Intelligent CIO LATAM Issue 11 | Page 53

FEATURE : RANSOMWARE

How ransomware is destabilizing cyber insurance – and what to do about it

With the rise of Ransomware-as-a-Service ( RaaS ) techniques , double extortion attacks and the low cost of ransomware kits , unsustainable loss ratios have convulsed the insurance market . Thom Langford , Global Security Advocate at SentinelOne , discusses why in order for businesses to protect themselves from ransomware , they need to stop choosing between investing in a better security stack or getting insurance cover .

It used to be relatively easy for companies to secure cyber insurance . Indeed , many insurers leveraged cash-flow underwriting on cyber policies in order to pad out their books with premiums and , as a result , brokers were generally able to secure blanket cyber coverage for their clients at a good price .

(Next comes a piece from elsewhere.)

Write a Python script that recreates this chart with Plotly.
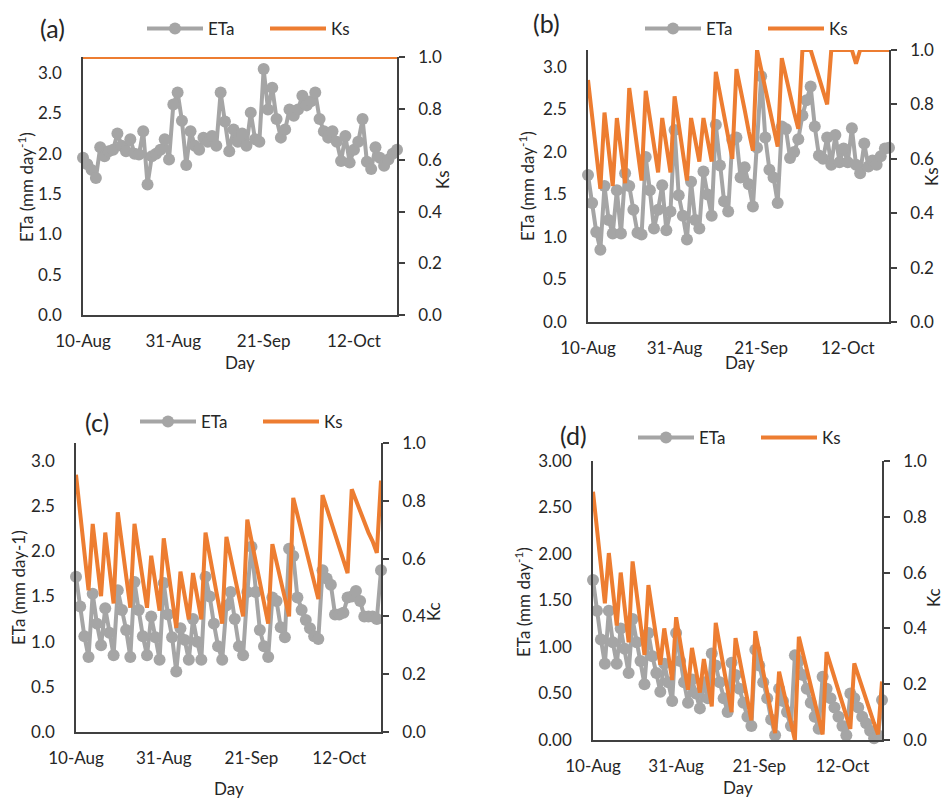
import pandas as pd
import plotly.graph_objects as go

# Daily dates of the season
days = pd.date_range("2019-08-10", "2019-10-22", freq="D")
tick_dates = ["2019-08-10", "2019-08-31", "2019-09-21", "2019-10-12"]
tick_labels = ["10-Aug", "31-Aug", "21-Sep", "12-Oct"]

# (a) actual evapotranspiration and stress coefficient
eta_a = [1.95, 1.87, 1.80, 1.70, 2.08, 1.97, 2.03, 2.05, 2.25, 2.10,
         2.03, 2.18, 2.00, 1.99, 2.28, 1.62, 1.97, 2.00, 2.05, 2.18,
         1.93, 2.61, 2.76, 2.41, 1.86, 2.28, 2.10, 2.05, 2.20, 2.15,
         2.22, 2.10, 2.76, 2.40, 2.03, 2.30, 2.15, 2.25, 2.10, 2.51,
         2.18, 2.15, 3.05, 2.55, 2.82, 2.43, 2.20, 2.30, 2.55, 2.47,
         2.55, 2.72, 2.60, 2.65, 2.76, 2.43, 2.28, 2.20, 2.28, 2.15,
         1.91, 2.22, 1.89, 2.05, 2.15, 2.43, 1.90, 1.81, 2.08, 1.95,
         1.85, 1.93, 2.00, 2.05]
ks_a = [1.0, 1.0, 1.0, 1.0, 1.0, 1.0, 1.0, 1.0, 1.0, 1.0,
        1.0, 1.0, 1.0, 1.0, 1.0, 1.0, 1.0, 1.0, 1.0, 1.0,
        1.0, 1.0, 1.0, 1.0, 1.0, 1.0, 1.0, 1.0, 1.0, 1.0,
        1.0, 1.0, 1.0, 1.0, 1.0, 1.0, 1.0, 1.0, 1.0, 1.0,
        1.0, 1.0, 1.0, 1.0, 1.0, 1.0, 1.0, 1.0, 1.0, 1.0,
        1.0, 1.0, 1.0, 1.0, 1.0, 1.0, 1.0, 1.0, 1.0, 1.0,
        1.0, 1.0, 1.0, 1.0, 1.0, 1.0, 1.0, 1.0, 1.0, 1.0,
        1.0, 1.0, 1.0, 1.0]

# (b)
eta_b = [1.73, 1.40, 1.06, 0.85, 1.60, 1.20, 1.04, 1.55, 1.04, 1.75,
         1.60, 1.32, 1.05, 1.03, 1.94, 1.55, 1.10, 1.32, 1.61, 1.08,
         1.30, 2.26, 1.49, 1.25, 0.97, 1.65, 1.20, 1.10, 1.77, 1.50,
         1.25, 2.32, 1.84, 1.42, 1.30, 2.14, 2.17, 1.70, 1.82, 1.62,
         1.36, 2.05, 2.89, 2.17, 1.79, 1.70, 1.40, 2.30, 2.27, 1.93,
         2.00, 2.15, 2.43, 2.61, 2.77, 2.30, 1.96, 1.92, 2.17, 1.85,
         2.20, 1.88, 2.04, 1.88, 2.28, 1.85, 1.75, 2.10, 1.83, 1.90,
         1.85, 1.95, 2.04, 2.05]
ks_b = [0.89, 0.76, 0.62, 0.49, 0.77, 0.63, 0.50, 0.75, 0.63, 0.51,
        0.86, 0.75, 0.63, 0.52, 0.85, 0.75, 0.65, 0.55, 0.75, 0.65,
        0.55, 0.83, 0.73, 0.62, 0.52, 0.75, 0.67, 0.59, 0.75, 0.67,
        0.59, 0.92, 0.84, 0.76, 0.68, 0.60, 0.93, 0.86, 0.78, 0.70,
        0.63, 1.00, 0.93, 0.86, 0.79, 0.72, 0.645, 0.97, 0.90, 0.84,
        0.77, 0.71, 1.00, 1.00, 1.00, 0.95, 0.90, 0.85, 0.80, 1.00,
        1.00, 1.00, 1.00, 1.00, 1.00, 0.95, 1.00, 1.00, 1.00, 1.00,
        1.00, 1.00, 1.00, 1.00]

# (c)
eta_c = [1.72, 1.39, 1.06, 0.83, 1.53, 1.20, 0.96, 1.37, 1.10, 0.85,
         1.57, 1.35, 1.13, 0.83, 1.66, 1.35, 1.06, 0.85, 1.28, 1.05,
         0.80, 1.65, 1.30, 1.05, 0.67, 1.15, 1.02, 0.80, 1.25, 1.00,
         0.80, 1.72, 1.50, 1.20, 0.95, 0.80, 1.40, 1.55, 1.25, 0.95,
         0.85, 1.55, 2.05, 1.55, 1.13, 0.95, 0.83, 1.49, 1.45, 1.16,
         1.05, 2.03, 1.95, 1.49, 1.35, 1.24, 1.15, 1.06, 1.03, 1.79,
         1.70, 1.63, 1.30, 1.30, 1.32, 1.49, 1.50, 1.56, 1.45, 1.28,
         1.28, 1.28, 1.25, 1.79]
ks_c = [0.89, 0.76, 0.62, 0.49, 0.72, 0.60, 0.47, 0.69, 0.57, 0.445,
        0.76, 0.65, 0.54, 0.43, 0.72, 0.62, 0.52, 0.43, 0.61, 0.52,
        0.42, 0.67, 0.57, 0.46, 0.36, 0.555, 0.47, 0.39, 0.55, 0.47,
        0.39, 0.69, 0.61, 0.53, 0.45, 0.375, 0.675, 0.61, 0.535, 0.465,
        0.40, 0.735, 0.66, 0.59, 0.52, 0.445, 0.375, 0.65, 0.59, 0.52,
        0.46, 0.40, 0.81, 0.75, 0.69, 0.63, 0.57, 0.51, 0.46, 0.82,
        0.775, 0.73, 0.685, 0.64, 0.595, 0.55, 0.84, 0.80, 0.76, 0.72,
        0.69, 0.66, 0.62, 0.87]

# (d)
eta_d = [1.72, 1.39, 1.08, 0.82, 1.39, 1.05, 0.82, 1.20, 0.98, 0.72,
         1.30, 1.05, 0.85, 0.60, 1.15, 0.90, 0.72, 0.52, 0.82, 0.62,
         0.42, 1.15, 0.85, 0.62, 0.40, 0.65, 0.50, 0.34, 0.62, 0.45,
         0.93, 0.80, 0.62, 0.45, 0.30, 0.83, 0.70, 0.55, 0.40, 0.25,
         0.15, 0.97, 0.80, 0.62, 0.45, 0.22, 0.05, 0.55, 0.42, 0.30,
         0.15, 0.91, 0.85, 0.70, 0.55, 0.40, 0.25, 0.12, 0.68, 0.55,
         0.45, 0.35, 0.25, 0.15, 0.05, 0.50, 0.45, 0.35, 0.25, 0.18,
         0.10, 0.02, 0.05, 0.43]
ks_d = [0.89, 0.76, 0.62, 0.49, 0.67, 0.54, 0.41, 0.60, 0.47, 0.35,
        0.64, 0.53, 0.42, 0.305, 0.555, 0.46, 0.36, 0.27, 0.40, 0.31,
        0.215, 0.44, 0.35, 0.26, 0.18, 0.33, 0.25, 0.17, 0.29, 0.20,
        0.12, 0.42, 0.34, 0.26, 0.18, 0.10, 0.365, 0.29, 0.22, 0.145,
        0.07, 0.39, 0.32, 0.245, 0.17, 0.10, 0.025, 0.245, 0.185, 0.12,
        0.06, 0.0, 0.37, 0.31, 0.25, 0.19, 0.13, 0.075, 0.02, 0.315,
        0.27, 0.225, 0.175, 0.13, 0.085, 0.04, 0.275, 0.23, 0.19, 0.145,
        0.105, 0.06, 0.02, 0.21]

GRAY = "#A5A5A5"
ORANGE = "#ED7D31"
AXIS = "#404040"
TXT = "#262626"
FONT = "Lato"
W, H = 943, 799


def px(x):
    return x / W


def py(y):
    return 1 - y / H


# Layout of the four panels in pixel units
panels = [
    dict(tag="(a)", eta=eta_a, ks=ks_a, rtitle="Ks", ytitle="ETa (mm day<sup>-1</sup>)",
         x0=83, x1=397, y0=57, y1=315, ymax=3.2, dtick=0.5, fmt=".1f",
         tag_xy=(52, 28), leg_xy=(142, 29), day_xy=(240, 362),
         yt_xy=(25, 187), rt_xy=(442, 180)),
    dict(tag="(b)", eta=eta_b, ks=ks_b, rtitle="Ks", ytitle="ETa (mm day<sup>-1</sup>)",
         x0=588, x1=889, y0=50, y1=322, ymax=3.2, dtick=0.5, fmt=".1f",
         tag_xy=(546, 23), leg_xy=(640, 29), day_xy=(740, 363),
         yt_xy=(527, 186), rt_xy=(932, 177)),
    dict(tag="(c)", eta=eta_c, ks=ks_c, rtitle="Kc", ytitle="ETa (mm day-1)",
         x0=76, x1=381, y0=443, y1=732, ymax=3.2, dtick=0.5, fmt=".1f",
         tag_xy=(97, 422), leg_xy=(135, 422), day_xy=(229, 788),
         yt_xy=(18, 588), rt_xy=(433, 612)),
    dict(tag="(d)", eta=eta_d, ks=ks_d, rtitle="Kc", ytitle="ETa (mm day<sup>-1</sup>)",
         x0=593, x1=882, y0=461, y1=740, ymax=3.0, dtick=0.5, fmt=".2f",
         tag_xy=(573, 435), leg_xy=(633, 438), day_xy=(738, 787),
         yt_xy=(522, 602), rt_xy=(933, 598)),
]

fig = go.Figure()
layout = dict(
    width=W, height=H, margin=dict(l=0, r=0, t=0, b=0, autoexpand=False),
    paper_bgcolor="white", plot_bgcolor="white",
    font=dict(family=FONT, size=16, color=TXT),
    showlegend=True, annotations=[],
)

for i, p in enumerate(panels):
    n = i + 1
    xname = "x" if n == 1 else f"x{n}"
    yl = 2 * n - 1
    yr = 2 * n
    ylname = "y" if yl == 1 else f"y{yl}"
    yrname = f"y{yr}"
    leg = "legend" if n == 1 else f"legend{n}"

    fig.add_trace(go.Scatter(
        x=days, y=p["eta"], name="ETa", mode="lines+markers",
        line=dict(color=GRAY, width=4), marker=dict(size=12, color=GRAY),
        xaxis=xname, yaxis=ylname, legend=leg, cliponaxis=False))
    fig.add_trace(go.Scatter(
        x=days, y=p["ks"], name="Ks", mode="lines",
        line=dict(color=ORANGE, width=4),
        xaxis=xname, yaxis=yrname, legend=leg, cliponaxis=False))

    xkey = "xaxis" if n == 1 else f"xaxis{n}"
    ylkey = "yaxis" if yl == 1 else f"yaxis{yl}"
    yrkey = f"yaxis{yr}"

    layout[xkey] = dict(
        domain=[px(p["x0"]), px(p["x1"])], anchor=ylname,
        type="date", range=[days[0], days[-1]],
        tickvals=tick_dates, ticktext=tick_labels, ticks="",
        showline=True, linecolor=AXIS, linewidth=1.5, showgrid=False,
        zeroline=False, ticklabelstandoff=10,
        tickfont=dict(size=17, color=TXT))
    layout[ylkey] = dict(
        domain=[py(p["y1"]), py(p["y0"])], anchor=xname,
        range=[0, p["ymax"]], dtick=p["dtick"], tick0=0, tickformat=p["fmt"],
        showline=True, linecolor=AXIS, linewidth=1.5, showgrid=False,
        zeroline=False, ticks="", ticklabelstandoff=16,
        tickfont=dict(size=17, color=TXT))
    layout[yrkey] = dict(
        domain=[py(p["y1"]), py(p["y0"])], anchor=xname, overlaying=ylname,
        side="right", range=[0, 1.0], dtick=0.2, tick0=0, tickformat=".1f",
        showline=True, linecolor=AXIS, linewidth=1.5, showgrid=False,
        zeroline=False, ticks="outside", ticklen=6, tickcolor=AXIS,
        tickwidth=1.5, ticklabelstandoff=10,
        tickfont=dict(size=17, color=TXT))

    layout[leg] = dict(
        orientation="h", x=px(p["leg_xy"][0]), y=py(p["leg_xy"][1]),
        xanchor="left", yanchor="middle", bgcolor="rgba(0,0,0,0)",
        font=dict(size=17, color=TXT), entrywidth=52,
        entrywidthmode="pixels", itemwidth=56, tracegroupgap=0)

    ann = layout["annotations"]
    ann.append(dict(text=p["tag"], x=px(p["tag_xy"][0]), y=py(p["tag_xy"][1]),
                    xref="paper", yref="paper", showarrow=False,
                    xanchor="center", yanchor="middle",
                    font=dict(size=25, color=TXT)))
    ann.append(dict(text="Day", x=px(p["day_xy"][0]), y=py(p["day_xy"][1]),
                    xref="paper", yref="paper", showarrow=False,
                    xanchor="center", yanchor="middle",
                    font=dict(size=17, color=TXT)))
    ann.append(dict(text=p["ytitle"], x=px(p["yt_xy"][0]), y=py(p["yt_xy"][1]),
                    xref="paper", yref="paper", showarrow=False, textangle=-90,
                    xanchor="center", yanchor="middle",
                    font=dict(size=17, color=TXT)))
    ann.append(dict(text=p["rtitle"], x=px(p["rt_xy"][0]), y=py(p["rt_xy"][1]),
                    xref="paper", yref="paper", showarrow=False, textangle=-90,
                    xanchor="center", yanchor="middle",
                    font=dict(size=17, color=TXT)))

fig.update_layout(**layout)
fig.write_html("out.html")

However , with arguments over whether this insurance model was ever going to be sustainable in the long-term aside , evolving cyberthreats are testing organizations ’ resiliency . In response , cyber insurance providers are becoming more versed in and responsive to specific cybersecurity threats , triggering shifts in insurance trends . In particular , the current ransomware threat landscape means not only is the cyber insurance bubble set to burst , the whole system is at risk of destabilizing entirely .
The threat of ransomware attacks is escalating in terms of both volume and monetary value . When REvil operators exploited a bug in the Kaseya VSA software back in July , the criminals requested US $ 50 million for the universal decryption key . To put this into context , one estimation of all the ransomware extortion payments for 2020 was totalled at US $ 350 million .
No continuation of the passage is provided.